__Set exercise__
Quote the whole listing exactly. Leave the pictures out of your copy.

__Data provided__
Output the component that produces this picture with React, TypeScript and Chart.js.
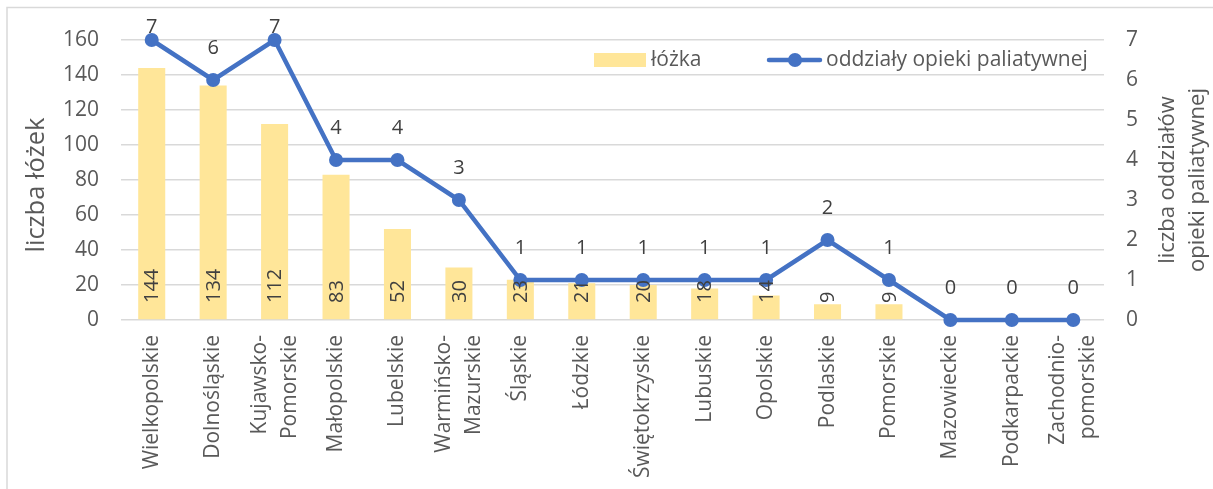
import React, { useEffect, useRef } from "react";
import { Chart, registerables } from "chart.js";

Chart.register(...registerables);

const categories: (string | string[])[] = [
  "Wielkopolskie",
  "Dolnośląskie",
  ["Kujawsko-", "Pomorskie"],
  "Małopolskie",
  "Lubelskie",
  ["Warmińsko-", "Mazurskie"],
  "Śląskie",
  "Łódzkie",
  "Świętokrzyskie",
  "Lubuskie",
  "Opolskie",
  "Podlaskie",
  "Pomorskie",
  "Mazowieckie",
  "Podkarpackie",
  ["Zachodnio-", "pomorskie"],
];

const beds: number[] = [144, 134, 112, 83, 52, 30, 23, 21, 20, 18, 14, 9, 9, 0, 0, 0];
const wards: number[] = [7, 6, 7, 4, 4, 3, 1, 1, 1, 1, 1, 2, 1, 0, 0, 0];

const bedsLabel = "łóżka";
const wardsLabel = "oddziały opieki paliatywnej";
const leftTitle = "liczba łóżek";
const rightTitle = ["liczba oddziałów", "opieki paliatywnej"];
const leftTicksMax = 160;
const rightTicksMax = 7;

const FONT = "'Open Sans', sans-serif";
const TEXT = "#595959";
const LABEL = "#404040";
const BAR = "#FFE699";
const LINE = "#4472C4";

const W = 1213;
const H = 489;

function fitFont(ctx: CanvasRenderingContext2D, text: string, target: number): string {
  ctx.font = `20px ${FONT}`;
  const w = ctx.measureText(text).width || 1;
  const size = (20 * target) / w;
  return `${size.toFixed(2)}px ${FONT}`;
}

const decorPlugin = {
  id: "decor",
  beforeDraw(chart: any) {
    const ctx = chart.ctx;
    ctx.save();
    ctx.strokeStyle = "#D9D9D9";
    ctx.lineWidth = 1.5;
    ctx.strokeRect(7, 7.5, W + 20, H + 20);
    ctx.restore();
  },
  afterDatasetsDraw(chart: any) {
    const ctx = chart.ctx;
    const area = chart.chartArea;
    ctx.save();
    const barMeta = chart.getDatasetMeta(0);
    ctx.font = `20px ${FONT}`;
    ctx.fillStyle = LABEL;
    barMeta.data.forEach((el: any, i: number) => {
      const v = beds[i];
      if (!v) return;
      ctx.save();
      ctx.translate(el.x, area.bottom - 17);
      ctx.rotate(-Math.PI / 2);
      ctx.textAlign = "left";
      ctx.textBaseline = "middle";
      ctx.fillText(String(v), 0, 1);
      ctx.restore();
    });
    const lineMeta = chart.getDatasetMeta(1);
    ctx.textAlign = "center";
    ctx.textBaseline = "middle";
    lineMeta.data.forEach((el: any, i: number) => {
      const y = Math.max(el.y - 32, 27);
      ctx.fillText(String(wards[i]), el.x, y);
    });
    ctx.restore();
  },
  afterDraw(chart: any) {
    const ctx = chart.ctx;
    const area = chart.chartArea;
    const cy = (area.top + area.bottom) / 2;
    ctx.save();
    ctx.fillStyle = TEXT;
    ctx.textBaseline = "middle";
    // category labels (rotated, multi-line centred on the tick)
    const xs = chart.scales.x;
    ctx.font = `21px ${FONT}`;
    ctx.textAlign = "right";
    const lh = 30;
    categories.forEach((lab, i) => {
      const lines = Array.isArray(lab) ? lab : [lab];
      const px = xs.getPixelForValue(i);
      lines.forEach((ln, j) => {
        const off = (j - (lines.length - 1) / 2) * lh;
        ctx.save();
        ctx.translate(px + off, area.bottom + 15);
        ctx.rotate(-Math.PI / 2);
        ctx.fillText(ln, 0, 0);
        ctx.restore();
      });
    });
    ctx.textAlign = "center";
    // left title
    ctx.save();
    ctx.font = fitFont(ctx, leftTitle, 135);
    ctx.translate(37, cy + 5);
    ctx.rotate(-Math.PI / 2);
    ctx.fillText(leftTitle, 0, 0);
    ctx.restore();
    // right title
    ctx.save();
    ctx.font = fitFont(ctx, rightTitle[1], 184);
    ctx.translate(1183, cy);
    ctx.rotate(-Math.PI / 2);
    ctx.fillText(rightTitle[0], 0, -15);
    ctx.fillText(rightTitle[1], 0, 15);
    ctx.restore();
    // legend
    ctx.font = fitFont(ctx, wardsLabel, 262);
    ctx.textAlign = "left";
    ctx.fillStyle = BAR;
    ctx.fillRect(594, 53, 52, 14);
    ctx.fillStyle = TEXT;
    ctx.fillText(bedsLabel, 651, 60);
    ctx.strokeStyle = LINE;
    ctx.lineWidth = 4.5;
    ctx.lineCap = "round";
    ctx.beginPath();
    ctx.moveTo(769, 60);
    ctx.lineTo(820, 60);
    ctx.stroke();
    ctx.fillStyle = LINE;
    ctx.beginPath();
    ctx.arc(795, 60, 7, 0, Math.PI * 2);
    ctx.fill();
    ctx.fillStyle = TEXT;
    ctx.fillText(wardsLabel, 826, 60);
    ctx.restore();
  },
};

export default function App() {
  const ref = useRef<HTMLCanvasElement | null>(null);
  useEffect(() => {
    if (!ref.current) return;
    const chart = new Chart(ref.current, {
      type: "bar",
      data: {
        labels: categories as any,
        datasets: [
          {
            type: "bar",
            label: bedsLabel,
            data: beds,
            backgroundColor: BAR,
            barPercentage: 0.44,
            categoryPercentage: 1,
            yAxisID: "y",
            order: 2,
          },
          {
            type: "line",
            label: wardsLabel,
            data: wards,
            borderColor: LINE,
            backgroundColor: LINE,
            borderWidth: 4.5,
            pointRadius: 7,
            pointBackgroundColor: LINE,
            pointBorderWidth: 0,
            tension: 0,
            clip: false,
            yAxisID: "y1",
            order: 1,
          } as any,
        ],
      },
      options: {
        responsive: false,
        animation: false,
        layout: { padding: { top: 40, left: 0, right: 0, bottom: 0 } },
        plugins: {
          legend: { display: false },
          tooltip: { enabled: false },
        },
        scales: {
          x: {
            grid: { display: false },
            border: { display: false },
            ticks: { display: false },
            afterFit(scale: any) {
              scale.height = H - 320;
            },
          },
          y: {
            position: "left",
            min: 0,
            max: leftTicksMax,
            ticks: {
              stepSize: 20,
              padding: 22,
              color: TEXT,
              font: { family: FONT, size: 21 },
            },
            grid: { color: "#D9D9D9", lineWidth: 1.5, drawTicks: false },
            border: { display: false },
            afterFit(scale: any) {
              scale.width = 121;
            },
          },
          y1: {
            position: "right",
            min: 0,
            max: rightTicksMax,
            ticks: {
              stepSize: 1,
              padding: 22,
              color: TEXT,
              font: { family: FONT, size: 21 },
            },
            grid: { display: false, drawTicks: false },
            border: { display: false },
            afterFit(scale: any) {
              scale.width = W - 1104;
            },
          },
        } as any,
      },
      plugins: [decorPlugin],
    });
    return () => chart.destroy();
  }, []);
  return (
    <div style={{ position: "absolute", left: 0, top: 0, width: W, height: H, overflow: "hidden", background: "#fff" }}>
      <canvas ref={ref} width={W} height={H} style={{ width: W, height: H, display: "block" }} />
    </div>
  );
}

__The solution__
Output the component that produces this picture with React, TypeScript and Chart.js.
import React, { useEffect, useRef } from "react";
import { Chart, registerables } from "chart.js";

Chart.register(...registerables);

const categories: (string | string[])[] = [
  "Wielkopolskie",
  "Dolnośląskie",
  ["Kujawsko-", "Pomorskie"],
  "Małopolskie",
  "Lubelskie",
  ["Warmińsko-", "Mazurskie"],
  "Śląskie",
  "Łódzkie",
  "Świętokrzyskie",
  "Lubuskie",
  "Opolskie",
  "Podlaskie",
  "Pomorskie",
  "Mazowieckie",
  "Podkarpackie",
  ["Zachodnio-", "pomorskie"],
];

const beds: number[] = [144, 134, 112, 83, 52, 30, 23, 21, 20, 18, 14, 9, 9, 0, 0, 0];
const wards: number[] = [7, 6, 7, 4, 4, 3, 1, 1, 1, 1, 1, 2, 1, 0, 0, 0];

const bedsLabel = "łóżka";
const wardsLabel = "oddziały opieki paliatywnej";
const leftTitle = "liczba łóżek";
const rightTitle = ["liczba oddziałów", "opieki paliatywnej"];
const leftTicksMax = 160;
const rightTicksMax = 7;

const FONT = "'Open Sans', sans-serif";
const TEXT = "#595959";
const LABEL = "#404040";
const BAR = "#FFE699";
const LINE = "#4472C4";

const W = 1213;
const H = 489;

function fitFont(ctx: CanvasRenderingContext2D, text: string, target: number): string {
  ctx.font = `20px ${FONT}`;
  const w = ctx.measureText(text).width || 1;
  const size = (20 * target) / w;
  return `${size.toFixed(2)}px ${FONT}`;
}

const decorPlugin = {
  id: "decor",
  beforeDraw(chart: any) {
    const ctx = chart.ctx;
    ctx.save();
    ctx.strokeStyle = "#D9D9D9";
    ctx.lineWidth = 1.5;
    ctx.strokeRect(7, 7.5, W + 20, H + 20);
    ctx.restore();
  },
  afterDatasetsDraw(chart: any) {
    const ctx = chart.ctx;
    const area = chart.chartArea;
    ctx.save();
    const barMeta = chart.getDatasetMeta(0);
    ctx.font = `20px ${FONT}`;
    ctx.fillStyle = LABEL;
    barMeta.data.forEach((el: any, i: number) => {
      const v = beds[i];
      if (!v) return;
      ctx.save();
      ctx.translate(el.x, area.bottom - 17);
      ctx.rotate(-Math.PI / 2);
      ctx.textAlign = "left";
      ctx.textBaseline = "middle";
      ctx.fillText(String(v), 0, 1);
      ctx.restore();
    });
    const lineMeta = chart.getDatasetMeta(1);
    ctx.textAlign = "center";
    ctx.textBaseline = "middle";
    lineMeta.data.forEach((el: any, i: number) => {
      const y = Math.max(el.y - 32, 27);
      ctx.fillText(String(wards[i]), el.x, y);
    });
    ctx.restore();
  },
  afterDraw(chart: any) {
    const ctx = chart.ctx;
    const area = chart.chartArea;
    const cy = (area.top + area.bottom) / 2;
    ctx.save();
    ctx.fillStyle = TEXT;
    ctx.textBaseline = "middle";
    // category labels (rotated, multi-line centred on the tick)
    const xs = chart.scales.x;
    ctx.font = `21px ${FONT}`;
    ctx.textAlign = "right";
    const lh = 30;
    categories.forEach((lab, i) => {
      const lines = Array.isArray(lab) ? lab : [lab];
      const px = xs.getPixelForValue(i);
      lines.forEach((ln, j) => {
        const off = (j - (lines.length - 1) / 2) * lh;
        ctx.save();
        ctx.translate(px + off, area.bottom + 15);
        ctx.rotate(-Math.PI / 2);
        ctx.fillText(ln, 0, 0);
        ctx.restore();
      });
    });
    ctx.textAlign = "center";
    // left title
    ctx.save();
    ctx.font = fitFont(ctx, leftTitle, 135);
    ctx.translate(37, cy + 5);
    ctx.rotate(-Math.PI / 2);
    ctx.fillText(leftTitle, 0, 0);
    ctx.restore();
    // right title
    ctx.save();
    ctx.font = fitFont(ctx, rightTitle[1], 184);
    ctx.translate(1183, cy);
    ctx.rotate(-Math.PI / 2);
    ctx.fillText(rightTitle[0], 0, -15);
    ctx.fillText(rightTitle[1], 0, 15);
    ctx.restore();
    // legend
    ctx.font = fitFont(ctx, wardsLabel, 262);
    ctx.textAlign = "left";
    ctx.fillStyle = BAR;
    ctx.fillRect(594, 53, 52, 14);
    ctx.fillStyle = TEXT;
    ctx.fillText(bedsLabel, 651, 60);
    ctx.strokeStyle = LINE;
    ctx.lineWidth = 4.5;
    ctx.lineCap = "round";
    ctx.beginPath();
    ctx.moveTo(769, 60);
    ctx.lineTo(820, 60);
    ctx.stroke();
    ctx.fillStyle = LINE;
    ctx.beginPath();
    ctx.arc(795, 60, 7, 0, Math.PI * 2);
    ctx.fill();
    ctx.fillStyle = TEXT;
    ctx.fillText(wardsLabel, 826, 60);
    ctx.restore();
  },
};

export default function App() {
  const ref = useRef<HTMLCanvasElement | null>(null);
  useEffect(() => {
    if (!ref.current) return;
    const chart = new Chart(ref.current, {
      type: "bar",
      data: {
        labels: categories as any,
        datasets: [
          {
            type: "bar",
            label: bedsLabel,
            data: beds,
            backgroundColor: BAR,
            barPercentage: 0.44,
            categoryPercentage: 1,
            yAxisID: "y",
            order: 2,
          },
          {
            type: "line",
            label: wardsLabel,
            data: wards,
            borderColor: LINE,
            backgroundColor: LINE,
            borderWidth: 4.5,
            pointRadius: 7,
            pointBackgroundColor: LINE,
            pointBorderWidth: 0,
            tension: 0,
            clip: false,
            yAxisID: "y1",
            order: 1,
          } as any,
        ],
      },
      options: {
        responsive: false,
        animation: false,
        layout: { padding: { top: 40, left: 0, right: 0, bottom: 0 } },
        plugins: {
          legend: { display: false },
          tooltip: { enabled: false },
        },
        scales: {
          x: {
            grid: { display: false },
            border: { display: false },
            ticks: { display: false },
            afterFit(scale: any) {
              scale.height = H - 320;
            },
          },
          y: {
            position: "left",
            min: 0,
            max: leftTicksMax,
            ticks: {
              stepSize: 20,
              padding: 22,
              color: TEXT,
              font: { family: FONT, size: 21 },
            },
            grid: { color: "#D9D9D9", lineWidth: 1.5, drawTicks: false },
            border: { display: false },
            afterFit(scale: any) {
              scale.width = 121;
            },
          },
          y1: {
            position: "right",
            min: 0,
            max: rightTicksMax,
            ticks: {
              stepSize: 1,
              padding: 22,
              color: TEXT,
              font: { family: FONT, size: 21 },
            },
            grid: { display: false, drawTicks: false },
            border: { display: false },
            afterFit(scale: any) {
              scale.width = W - 1104;
            },
          },
        } as any,
      },
      plugins: [decorPlugin],
    });
    return () => chart.destroy();
  }, []);
  return (
    <div style={{ position: "absolute", left: 0, top: 0, width: W, height: H, overflow: "hidden", background: "#fff" }}>
      <canvas ref={ref} width={W} height={H} style={{ width: W, height: H, display: "block" }} />
    </div>
  );
}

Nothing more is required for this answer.